Barbara R. Rossing, The Rapture Exposed: The Message of Hope in the Book of Revelation.
Boulder, CO: Westview Press, 2004.
212 pages.

The author believes that Christ will return, but is disturbed that the "Left Behind" fiction is based on an interpretation of the Bible which is also fiction. This method of interpreting end-times writings was invented less than two hundred years ago, but by now is the dominate American view of prophecy. "Sadly, what gets ‘left behind' by the Rapture plotline is the Bible itself." Because these chapters were originally gives as separate lectures, there is some redundancy in the book. Overall, however, it is well written.

Rossing decries the doomsday outlook that God plans to destroy this earth and there is nothing we can do about it. We should be stewards of this earth and not simply live in anticipation of escaping it. "The Bible's message is not that ‘God so loved the world that he sent World War III.' The message of Revelation for the Middle East is not that God plans to destroy the world with a bloody battle culminating in Jerusalem, but rather the vision and promise of New Jerusalem: the story of a shared city, with a tree of life and open gates to welcome all nations."
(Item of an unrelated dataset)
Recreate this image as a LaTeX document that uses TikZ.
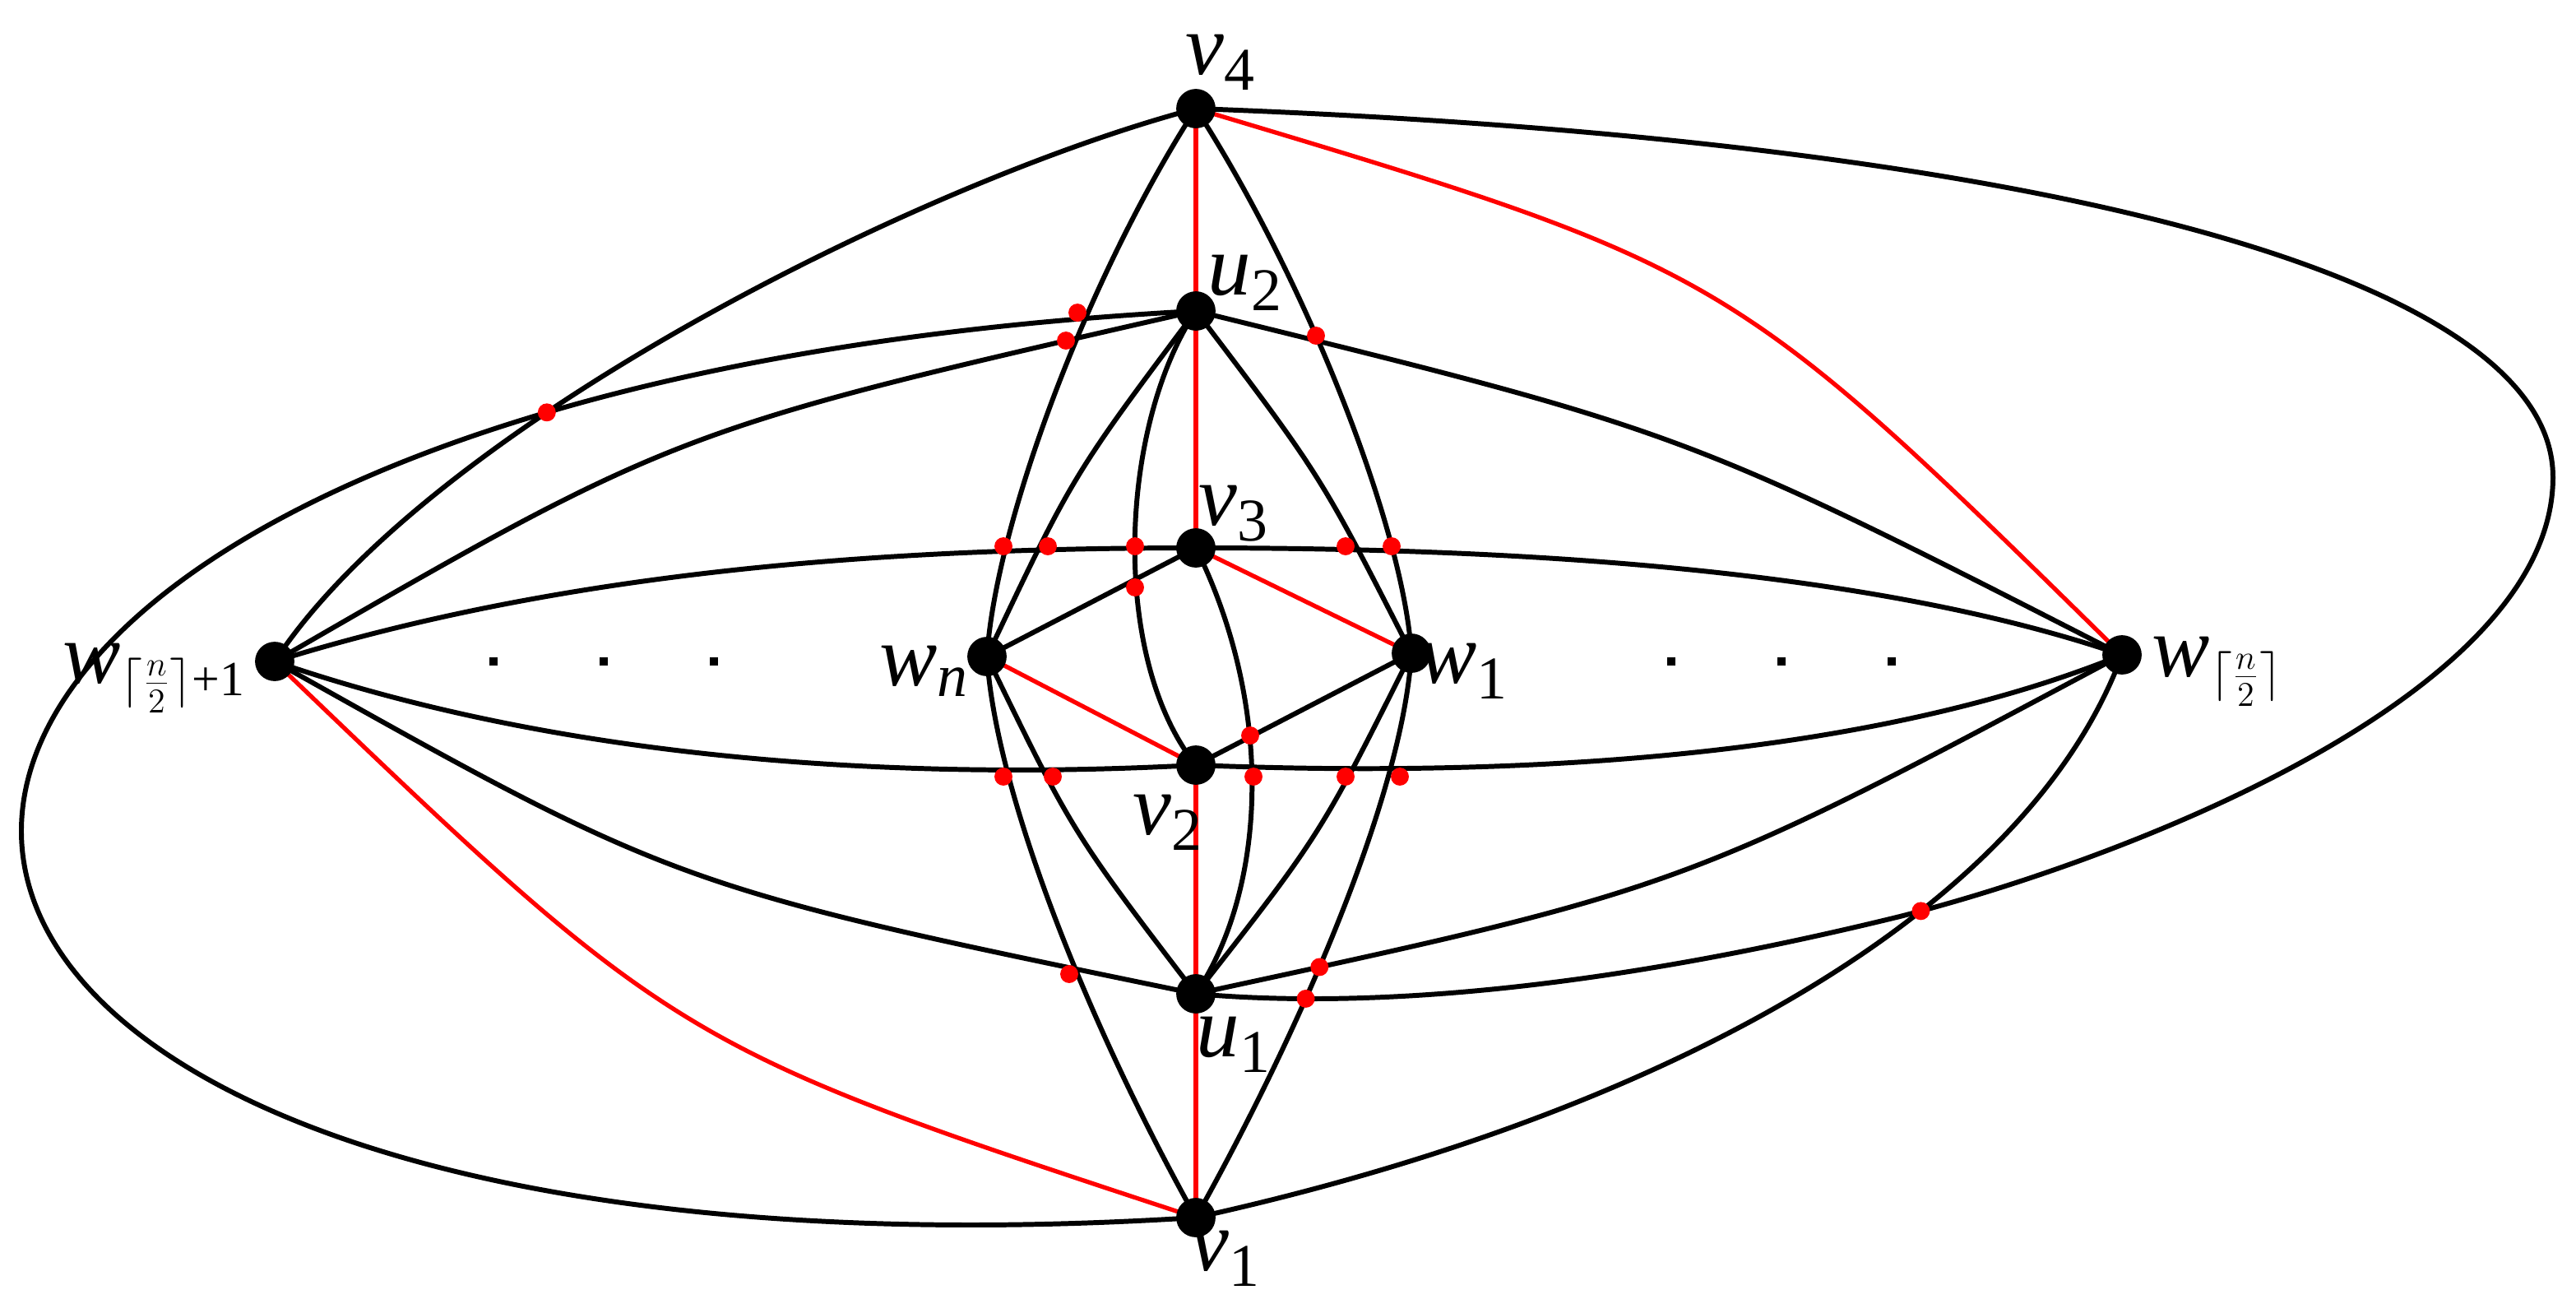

Rossing also asserts that, "The Bible would never allow the claim that the world ‘belongs' to the Antichrist!" The author asks how Christians should live if they know they are living in the end-times. Her conclusion is that, "The Left Behind novels completely reverse the early Christian understanding of how to live in the end-times." The novels were written for people who don't want to read Revelation, who instead want something easy and fun. Yet Rossing concludes that the deficiency of the theology on which this fiction is based does not seem to believe the Lamb has truly conquered or won the victory when he was slaughtered. "They preach the saving power of the blood of the Lamb in Jesus' crucifixion, but it is not quite enough saving power for them. They need Christ to come back again with some real power, not as a Lamb but as a roaring lion. Jesus has to return so he can finish up the job of conquering."
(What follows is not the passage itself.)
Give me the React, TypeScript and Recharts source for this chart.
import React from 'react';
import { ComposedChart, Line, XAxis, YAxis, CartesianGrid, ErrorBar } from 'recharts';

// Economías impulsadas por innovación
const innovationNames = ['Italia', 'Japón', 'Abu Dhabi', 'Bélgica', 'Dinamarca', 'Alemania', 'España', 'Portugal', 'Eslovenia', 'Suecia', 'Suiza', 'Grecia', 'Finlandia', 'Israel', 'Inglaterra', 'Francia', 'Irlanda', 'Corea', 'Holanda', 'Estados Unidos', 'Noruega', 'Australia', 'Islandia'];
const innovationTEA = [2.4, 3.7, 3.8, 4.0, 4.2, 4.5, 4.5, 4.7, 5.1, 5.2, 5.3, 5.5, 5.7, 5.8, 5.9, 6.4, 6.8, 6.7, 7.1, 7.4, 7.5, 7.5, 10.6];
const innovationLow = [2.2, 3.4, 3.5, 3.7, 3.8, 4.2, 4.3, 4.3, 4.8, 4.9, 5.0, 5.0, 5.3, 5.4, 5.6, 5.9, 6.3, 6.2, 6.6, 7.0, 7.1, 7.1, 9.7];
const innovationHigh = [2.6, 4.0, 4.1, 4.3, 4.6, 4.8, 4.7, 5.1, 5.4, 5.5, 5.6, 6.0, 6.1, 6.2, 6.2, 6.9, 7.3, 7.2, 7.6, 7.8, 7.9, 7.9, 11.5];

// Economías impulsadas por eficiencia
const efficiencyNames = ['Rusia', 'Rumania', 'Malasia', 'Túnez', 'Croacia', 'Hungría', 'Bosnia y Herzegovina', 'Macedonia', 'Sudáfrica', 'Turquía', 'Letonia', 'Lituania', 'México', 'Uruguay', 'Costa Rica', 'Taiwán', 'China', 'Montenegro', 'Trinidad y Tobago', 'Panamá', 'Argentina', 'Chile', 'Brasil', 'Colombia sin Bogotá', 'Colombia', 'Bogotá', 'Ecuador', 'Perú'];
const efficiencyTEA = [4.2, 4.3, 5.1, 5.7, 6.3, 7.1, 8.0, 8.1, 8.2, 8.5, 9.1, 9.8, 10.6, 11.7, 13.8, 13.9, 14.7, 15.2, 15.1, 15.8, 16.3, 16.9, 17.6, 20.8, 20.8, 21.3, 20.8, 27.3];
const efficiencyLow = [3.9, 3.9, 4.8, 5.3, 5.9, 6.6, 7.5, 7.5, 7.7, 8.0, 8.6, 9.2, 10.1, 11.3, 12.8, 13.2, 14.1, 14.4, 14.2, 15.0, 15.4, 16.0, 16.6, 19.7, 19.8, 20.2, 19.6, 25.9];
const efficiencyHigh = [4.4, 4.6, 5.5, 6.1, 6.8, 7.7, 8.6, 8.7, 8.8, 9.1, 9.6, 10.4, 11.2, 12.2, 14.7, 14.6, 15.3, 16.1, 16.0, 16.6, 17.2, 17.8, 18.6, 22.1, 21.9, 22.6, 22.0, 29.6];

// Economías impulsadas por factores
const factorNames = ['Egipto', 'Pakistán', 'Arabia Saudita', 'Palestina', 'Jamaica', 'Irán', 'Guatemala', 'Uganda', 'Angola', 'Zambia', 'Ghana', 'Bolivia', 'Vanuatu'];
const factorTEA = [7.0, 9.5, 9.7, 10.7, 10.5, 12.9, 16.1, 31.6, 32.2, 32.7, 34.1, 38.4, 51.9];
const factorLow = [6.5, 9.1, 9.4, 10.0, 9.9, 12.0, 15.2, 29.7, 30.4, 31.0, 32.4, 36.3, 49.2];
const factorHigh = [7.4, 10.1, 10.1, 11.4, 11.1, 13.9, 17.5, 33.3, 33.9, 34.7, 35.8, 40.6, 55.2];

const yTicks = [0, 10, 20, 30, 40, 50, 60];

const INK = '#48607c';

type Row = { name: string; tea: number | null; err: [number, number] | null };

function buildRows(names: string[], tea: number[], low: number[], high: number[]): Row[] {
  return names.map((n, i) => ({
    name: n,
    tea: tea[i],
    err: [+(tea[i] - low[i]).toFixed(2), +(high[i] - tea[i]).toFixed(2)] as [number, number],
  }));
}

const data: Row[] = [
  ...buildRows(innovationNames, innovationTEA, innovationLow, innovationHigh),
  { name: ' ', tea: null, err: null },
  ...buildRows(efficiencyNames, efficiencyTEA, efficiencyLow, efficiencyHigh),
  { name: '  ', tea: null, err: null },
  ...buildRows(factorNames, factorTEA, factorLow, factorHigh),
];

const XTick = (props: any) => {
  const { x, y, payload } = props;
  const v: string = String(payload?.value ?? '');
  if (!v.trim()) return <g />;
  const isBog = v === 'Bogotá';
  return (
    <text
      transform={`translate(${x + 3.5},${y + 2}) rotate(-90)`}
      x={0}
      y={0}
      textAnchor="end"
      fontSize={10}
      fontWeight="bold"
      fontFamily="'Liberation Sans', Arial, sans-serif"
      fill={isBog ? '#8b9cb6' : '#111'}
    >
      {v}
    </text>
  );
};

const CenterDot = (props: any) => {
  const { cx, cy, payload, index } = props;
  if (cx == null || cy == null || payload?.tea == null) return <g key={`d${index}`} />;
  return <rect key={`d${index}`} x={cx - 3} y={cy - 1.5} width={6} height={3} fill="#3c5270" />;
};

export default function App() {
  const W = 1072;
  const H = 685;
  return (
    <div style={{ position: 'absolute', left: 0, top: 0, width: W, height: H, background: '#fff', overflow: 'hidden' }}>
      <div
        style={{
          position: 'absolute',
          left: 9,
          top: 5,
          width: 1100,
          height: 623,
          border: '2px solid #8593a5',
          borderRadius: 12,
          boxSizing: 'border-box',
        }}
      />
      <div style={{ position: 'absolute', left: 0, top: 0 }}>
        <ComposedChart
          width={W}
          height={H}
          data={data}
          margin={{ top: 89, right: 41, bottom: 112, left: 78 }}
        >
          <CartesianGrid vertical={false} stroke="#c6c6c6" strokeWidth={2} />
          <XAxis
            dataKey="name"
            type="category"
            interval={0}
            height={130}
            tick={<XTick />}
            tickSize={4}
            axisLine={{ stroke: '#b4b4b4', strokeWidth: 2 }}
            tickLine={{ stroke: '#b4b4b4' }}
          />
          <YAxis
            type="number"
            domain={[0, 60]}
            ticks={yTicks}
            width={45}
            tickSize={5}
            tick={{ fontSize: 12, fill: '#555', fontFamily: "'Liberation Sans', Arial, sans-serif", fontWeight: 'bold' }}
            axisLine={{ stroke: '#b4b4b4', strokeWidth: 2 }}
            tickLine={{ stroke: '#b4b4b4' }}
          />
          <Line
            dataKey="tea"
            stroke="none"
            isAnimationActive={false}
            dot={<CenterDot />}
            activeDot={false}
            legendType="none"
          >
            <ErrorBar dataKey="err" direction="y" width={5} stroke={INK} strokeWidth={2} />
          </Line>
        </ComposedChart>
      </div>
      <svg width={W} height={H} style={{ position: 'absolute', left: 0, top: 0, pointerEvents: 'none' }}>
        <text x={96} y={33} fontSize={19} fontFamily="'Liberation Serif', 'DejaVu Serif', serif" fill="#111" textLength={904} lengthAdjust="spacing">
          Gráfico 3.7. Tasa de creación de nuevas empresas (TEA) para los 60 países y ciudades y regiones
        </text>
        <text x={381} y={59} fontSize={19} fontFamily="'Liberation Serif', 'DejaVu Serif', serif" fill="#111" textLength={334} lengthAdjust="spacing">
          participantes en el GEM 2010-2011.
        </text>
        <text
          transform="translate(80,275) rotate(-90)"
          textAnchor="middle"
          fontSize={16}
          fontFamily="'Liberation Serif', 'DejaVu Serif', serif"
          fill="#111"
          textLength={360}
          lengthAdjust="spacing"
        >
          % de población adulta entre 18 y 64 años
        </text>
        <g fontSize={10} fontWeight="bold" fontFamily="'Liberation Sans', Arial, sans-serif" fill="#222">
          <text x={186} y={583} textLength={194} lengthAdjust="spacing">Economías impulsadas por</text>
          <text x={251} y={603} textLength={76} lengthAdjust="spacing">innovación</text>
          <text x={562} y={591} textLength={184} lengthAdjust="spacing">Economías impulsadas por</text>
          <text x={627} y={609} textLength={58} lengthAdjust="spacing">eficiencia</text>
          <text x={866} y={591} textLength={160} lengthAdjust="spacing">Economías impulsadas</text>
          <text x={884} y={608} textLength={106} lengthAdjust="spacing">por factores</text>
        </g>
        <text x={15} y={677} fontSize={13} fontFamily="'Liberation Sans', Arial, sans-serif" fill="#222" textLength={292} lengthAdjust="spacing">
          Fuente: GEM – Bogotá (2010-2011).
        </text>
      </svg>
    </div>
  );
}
The teaching that Christ would return twice was first seen in a vision by a fifteen year-old girl in 1830, then popularized by John Darby and imported to America through the Scofield Reference Bible. The whole concept of a future, seven-year tribulation hinges on three verses at the end of Daniel 9. Darby inserted a gap in this text, separating the first 69 weeks from the final week of seven years. "The fact is that not one single biblical passage lays out the dispensationalists' overarching chronology of Rapture followed by seven years of tribulation followed by Jesus' return to earth. They have to piece this grand narrative together like stringing clothes on a clothesline. There is not two-stage return of Christ in the Bible, no escapist Rapture from earth for born-again Christians."

Rossing's 1999 feminist commentary on Revelation, The Choice Between Two Cities, presents the key to the book as a political choice between Babylon and Jerusalem personified as a choice between two women— the whore and the bride. Much like the rhetoric concerning two women in Proverbs, Rossing sees revelation as an exhortation to right action. In making her case she leans too hard on pagan myths and overlooks the central character of Revelation — Jesus Christ. While this more recent book by her could be dismissed on the basis that its author is not a conservative theologian, it is all the more significant that with this book the author protests the mishandling of Scripture by "conservatives." Oswald T. Allis was right when he wrote 1936 that this popular, dispensational view of "conservatives" is as destructive to the faith as the higher criticism of liberal theology. Many who have rightly contented for the inerrancy and authority of Scripture are rebuked in this book for wrongly interpreting it.